Transcribe the material in full. Nothing should differ except that the pictures are left out.
☆ ☆ ☆
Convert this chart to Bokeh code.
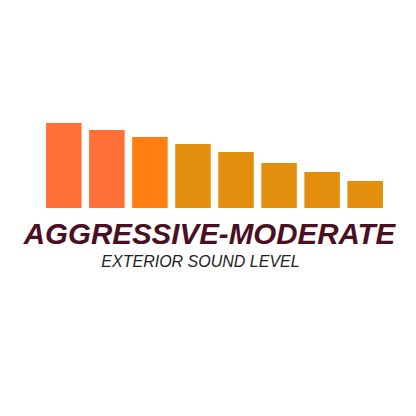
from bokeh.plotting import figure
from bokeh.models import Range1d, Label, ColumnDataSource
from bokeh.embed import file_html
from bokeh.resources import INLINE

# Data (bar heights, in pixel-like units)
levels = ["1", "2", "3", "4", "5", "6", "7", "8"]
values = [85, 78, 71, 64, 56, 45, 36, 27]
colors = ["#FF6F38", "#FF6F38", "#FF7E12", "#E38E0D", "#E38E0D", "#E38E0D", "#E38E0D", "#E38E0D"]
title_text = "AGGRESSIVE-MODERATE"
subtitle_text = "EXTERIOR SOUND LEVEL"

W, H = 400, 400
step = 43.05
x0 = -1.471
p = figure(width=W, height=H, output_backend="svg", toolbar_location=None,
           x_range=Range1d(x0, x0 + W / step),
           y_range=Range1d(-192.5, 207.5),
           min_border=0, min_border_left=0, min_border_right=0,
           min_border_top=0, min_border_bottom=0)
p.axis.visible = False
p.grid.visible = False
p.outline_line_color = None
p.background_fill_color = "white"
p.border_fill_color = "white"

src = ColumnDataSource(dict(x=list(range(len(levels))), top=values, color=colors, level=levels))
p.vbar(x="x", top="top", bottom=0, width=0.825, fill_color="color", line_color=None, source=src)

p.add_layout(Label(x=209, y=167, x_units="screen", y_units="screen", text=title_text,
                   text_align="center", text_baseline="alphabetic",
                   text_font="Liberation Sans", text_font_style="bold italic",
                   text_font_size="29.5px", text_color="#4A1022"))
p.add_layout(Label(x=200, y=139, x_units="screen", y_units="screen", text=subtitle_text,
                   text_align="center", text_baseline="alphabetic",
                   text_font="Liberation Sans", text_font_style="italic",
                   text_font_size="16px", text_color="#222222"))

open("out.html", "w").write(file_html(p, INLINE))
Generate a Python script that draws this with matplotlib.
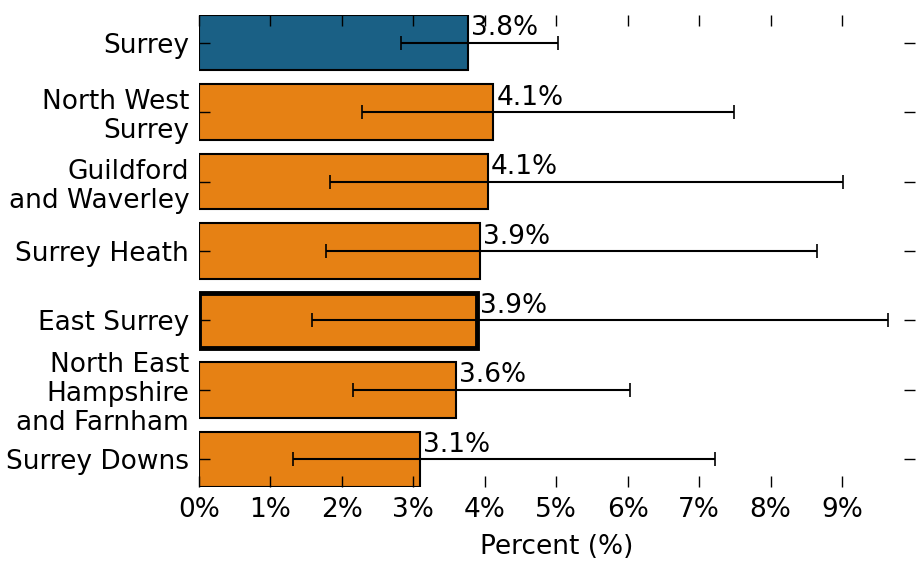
☆ ☆ ☆
Solution to the problem |
Convert this chart to Bokeh code.
from bokeh.plotting import figure
from bokeh.models import Range1d, Label, ColumnDataSource
from bokeh.embed import file_html
from bokeh.resources import INLINE

# Data (bar heights, in pixel-like units)
levels = ["1", "2", "3", "4", "5", "6", "7", "8"]
values = [85, 78, 71, 64, 56, 45, 36, 27]
colors = ["#FF6F38", "#FF6F38", "#FF7E12", "#E38E0D", "#E38E0D", "#E38E0D", "#E38E0D", "#E38E0D"]
title_text = "AGGRESSIVE-MODERATE"
subtitle_text = "EXTERIOR SOUND LEVEL"

W, H = 400, 400
step = 43.05
x0 = -1.471
p = figure(width=W, height=H, output_backend="svg", toolbar_location=None,
           x_range=Range1d(x0, x0 + W / step),
           y_range=Range1d(-192.5, 207.5),
           min_border=0, min_border_left=0, min_border_right=0,
           min_border_top=0, min_border_bottom=0)
p.axis.visible = False
p.grid.visible = False
p.outline_line_color = None
p.background_fill_color = "white"
p.border_fill_color = "white"

src = ColumnDataSource(dict(x=list(range(len(levels))), top=values, color=colors, level=levels))
p.vbar(x="x", top="top", bottom=0, width=0.825, fill_color="color", line_color=None, source=src)

p.add_layout(Label(x=209, y=167, x_units="screen", y_units="screen", text=title_text,
                   text_align="center", text_baseline="alphabetic",
                   text_font="Liberation Sans", text_font_style="bold italic",
                   text_font_size="29.5px", text_color="#4A1022"))
p.add_layout(Label(x=200, y=139, x_units="screen", y_units="screen", text=subtitle_text,
                   text_align="center", text_baseline="alphabetic",
                   text_font="Liberation Sans", text_font_style="italic",
                   text_font_size="16px", text_color="#222222"))

open("out.html", "w").write(file_html(p, INLINE))
Generate a Python script that draws this with matplotlib.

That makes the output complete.